Is there any way to do a bulk/faster delete in mysql? - mysql

I have a table with 10 million records, what is the fastest way to delete & retain last 30 days.
I know this can be done in event scheduler, but my worry is if takes too much time, it might lock the table for much time.
It will be great if you can suggest some optimum way.
Thanks.

Offhand, I would:
Rename the table
Create an empty table with the same name as your
original table
Grab the last 30 days from your "temp" table and insert
them back into the new table
Drop the temp table
This will enable you to keep the table live through (almost) the entire process and get the past 30 days worth of data at your leisure.

You could try partition tables.
PARTITION BY LIST (TO_DAYS( date_field ))
This would give you 1 partition per day, and when you need to prune data you just:
ALTER TABLE tbl_name DROP PARTITION p#
http://dev.mysql.com/doc/refman/5.1/en/partitioning.html

Not that it helps you with your current problem, but if this is a regular occurance, you might want to look into a merge table: just add tables for different periods in time, and remove them from the merge table definition when no longer needed. Another option is partitioning, in which it is equally trivial to drop a (oldest) partition.

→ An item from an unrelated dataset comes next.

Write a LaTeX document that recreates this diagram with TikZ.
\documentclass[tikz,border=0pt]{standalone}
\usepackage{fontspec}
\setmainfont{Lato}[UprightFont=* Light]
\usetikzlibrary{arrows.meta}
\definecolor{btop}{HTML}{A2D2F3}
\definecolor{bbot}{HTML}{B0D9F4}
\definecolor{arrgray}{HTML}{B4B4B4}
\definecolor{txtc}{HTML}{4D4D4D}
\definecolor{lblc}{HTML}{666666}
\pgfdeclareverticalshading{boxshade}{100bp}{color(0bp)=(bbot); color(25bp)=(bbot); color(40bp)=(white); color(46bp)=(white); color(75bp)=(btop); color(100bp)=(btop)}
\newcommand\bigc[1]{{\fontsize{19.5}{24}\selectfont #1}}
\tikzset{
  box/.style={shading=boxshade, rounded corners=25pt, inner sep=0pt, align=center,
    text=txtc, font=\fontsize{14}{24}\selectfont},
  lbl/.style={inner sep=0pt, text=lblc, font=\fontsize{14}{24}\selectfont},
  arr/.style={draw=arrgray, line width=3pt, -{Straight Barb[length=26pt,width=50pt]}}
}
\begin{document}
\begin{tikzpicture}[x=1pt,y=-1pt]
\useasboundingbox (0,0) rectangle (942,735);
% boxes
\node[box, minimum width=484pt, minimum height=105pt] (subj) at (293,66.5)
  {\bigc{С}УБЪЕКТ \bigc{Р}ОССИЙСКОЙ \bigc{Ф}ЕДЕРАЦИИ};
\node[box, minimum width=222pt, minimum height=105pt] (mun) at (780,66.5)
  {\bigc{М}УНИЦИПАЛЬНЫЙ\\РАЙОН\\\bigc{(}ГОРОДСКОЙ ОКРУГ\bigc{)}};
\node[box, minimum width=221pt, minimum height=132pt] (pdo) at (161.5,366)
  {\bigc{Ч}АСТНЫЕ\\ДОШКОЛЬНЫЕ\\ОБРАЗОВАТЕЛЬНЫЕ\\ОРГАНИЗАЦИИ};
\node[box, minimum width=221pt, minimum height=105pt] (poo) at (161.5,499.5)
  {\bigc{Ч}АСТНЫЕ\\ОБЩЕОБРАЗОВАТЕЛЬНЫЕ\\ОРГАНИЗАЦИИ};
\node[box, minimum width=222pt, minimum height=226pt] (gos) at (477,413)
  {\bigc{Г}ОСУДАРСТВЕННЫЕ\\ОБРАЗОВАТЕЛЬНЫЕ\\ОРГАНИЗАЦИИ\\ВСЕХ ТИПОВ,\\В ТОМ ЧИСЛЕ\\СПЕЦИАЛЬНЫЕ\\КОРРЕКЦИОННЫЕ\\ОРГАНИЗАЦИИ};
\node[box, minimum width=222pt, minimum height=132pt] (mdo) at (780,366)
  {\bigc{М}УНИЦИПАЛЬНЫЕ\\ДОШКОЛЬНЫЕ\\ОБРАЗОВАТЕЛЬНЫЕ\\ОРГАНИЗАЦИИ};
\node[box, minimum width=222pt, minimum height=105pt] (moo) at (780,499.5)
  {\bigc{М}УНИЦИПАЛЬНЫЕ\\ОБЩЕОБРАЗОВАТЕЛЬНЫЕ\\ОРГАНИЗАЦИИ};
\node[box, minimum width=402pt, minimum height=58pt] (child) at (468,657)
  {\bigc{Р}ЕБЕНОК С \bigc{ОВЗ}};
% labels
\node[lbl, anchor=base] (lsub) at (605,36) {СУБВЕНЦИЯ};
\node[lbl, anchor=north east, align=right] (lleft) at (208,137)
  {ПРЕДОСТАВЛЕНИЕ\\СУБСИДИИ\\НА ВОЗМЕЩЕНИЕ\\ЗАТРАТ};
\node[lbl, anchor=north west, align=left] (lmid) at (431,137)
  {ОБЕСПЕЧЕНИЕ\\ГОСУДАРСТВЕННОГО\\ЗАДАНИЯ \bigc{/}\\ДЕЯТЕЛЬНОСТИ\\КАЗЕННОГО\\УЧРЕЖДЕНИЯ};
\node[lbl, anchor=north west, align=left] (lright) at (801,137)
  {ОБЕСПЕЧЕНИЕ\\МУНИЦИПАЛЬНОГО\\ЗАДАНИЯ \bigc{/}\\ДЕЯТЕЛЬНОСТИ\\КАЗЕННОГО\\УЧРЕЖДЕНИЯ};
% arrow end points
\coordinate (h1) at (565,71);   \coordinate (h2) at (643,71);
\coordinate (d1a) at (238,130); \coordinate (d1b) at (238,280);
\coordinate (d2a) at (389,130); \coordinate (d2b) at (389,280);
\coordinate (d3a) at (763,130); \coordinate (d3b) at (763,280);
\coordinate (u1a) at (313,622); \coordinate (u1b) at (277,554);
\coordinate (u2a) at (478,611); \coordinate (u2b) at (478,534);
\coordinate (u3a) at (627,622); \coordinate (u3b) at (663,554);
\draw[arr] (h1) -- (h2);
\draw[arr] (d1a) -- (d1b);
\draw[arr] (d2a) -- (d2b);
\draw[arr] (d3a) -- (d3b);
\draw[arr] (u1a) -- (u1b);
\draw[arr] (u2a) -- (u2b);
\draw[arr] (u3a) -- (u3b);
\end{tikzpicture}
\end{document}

To expand on Michael Todd's answer.
If you have the space,
Create a blank staging table similar to the table you want to reduce in size
Fill the staging table with only the records you want to have in your destination table
Do a double rename like the following
Assuming:
table is the table name of the table you want to purge a large amount of data from
newtable is the staging table name
no other tables are called temptable
rename table table to temptable, newtable to table;
drop temptable;
This will be done in a single transaction, which will require an instantaneous schema lock. Most high concurrency applications won't notice the change.
Alternatively, if you don't have the space, and you have a long window to purge this data, you can use dynamic sql to insert the primary keys into a temp table, and join the temp table in a delete statement. When you insert into the temp table, be aware of what max_packet_size is. Most installations of MySQL use 16MB (16777216 bytes). Your insert command for the temp table should be under max_packet_size. This will not lock the table. You'll want to run optimize table to reclaim space for the rest of the engine to use. You probably won't be able to reclaim disk space, unless you were to shutdown the engine and move the data files.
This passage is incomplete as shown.